- Conference: Pacific-10
- Record: 10–19 (4–14 Pac-10)
- Head coach: Kelvin Sampson (2nd season);
- Assistant coaches: Dave Harshman; Kim Motta ;
- Home arena: Beasley Coliseum

= 1988–89 Washington State Cougars men's basketball team =

American college basketball season

The 1988–89 Washington State Cougars men's basketball team represented Washington State University for the 1988–89 NCAA Division I men's basketball season. Led by second-year head coach Kelvin Sampson, the Cougars were members of the Pacific-10 Conference and played their home games on campus at Beasley Coliseum in Pullman, Washington.

The Cougars were 9–18 overall in the regular season and 4–14 in conference play, eighth in the standings.

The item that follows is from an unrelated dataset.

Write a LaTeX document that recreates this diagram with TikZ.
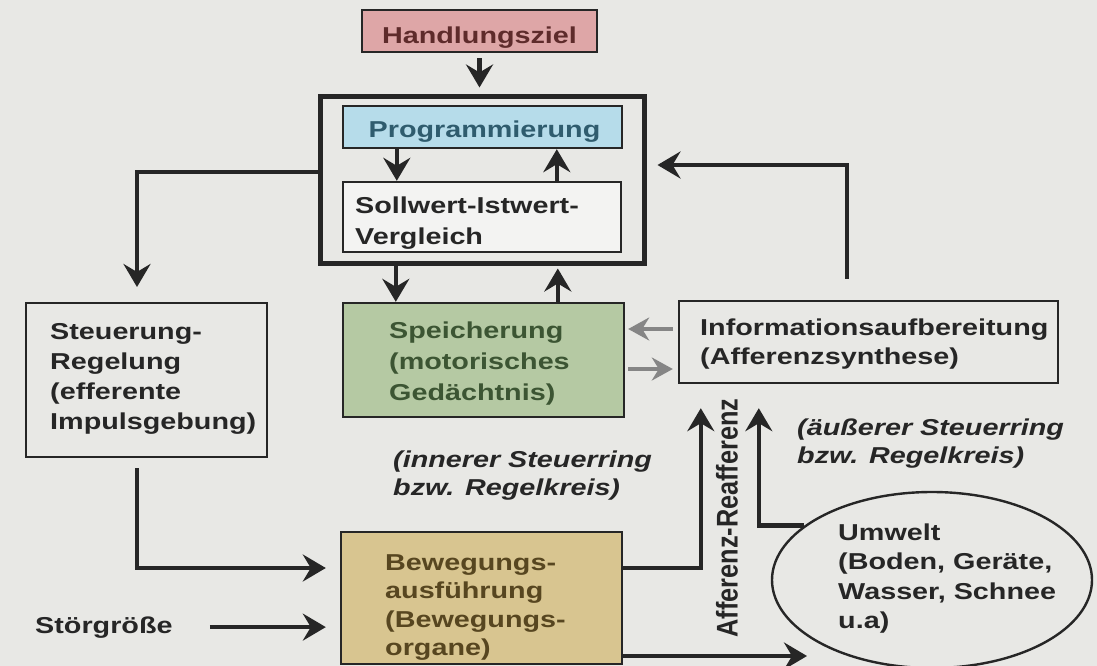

At the conference tournament, the Cougars defeated ninth seed Oregon by 22 points in the first round. In the quarterfinal against top-ranked Arizona, the Cougars fell by eight points.

==Postseason results==

| Date time, TV | Rank^{#} | Opponent^{#} | Result | Record | Site (attendance) city, state |
Pacific-10 Tournament
| Thu, March 9 7:00 pm | (8) | vs. (9) Oregon First round | W 78–56 | 10–18 | Great Western Forum (4,830) Inglewood, California |
| Fri, March 10 3:00 pm | (8) | vs. (1) No. 1 Arizona Quarterfinal | L 54–62 | 10–19 | Great Western Forum (7,195) Inglewood, California |
*Non-conference game. ^{#}Rankings from AP poll. (#) Tournament seedings in parentheses. All times are in Pacific time.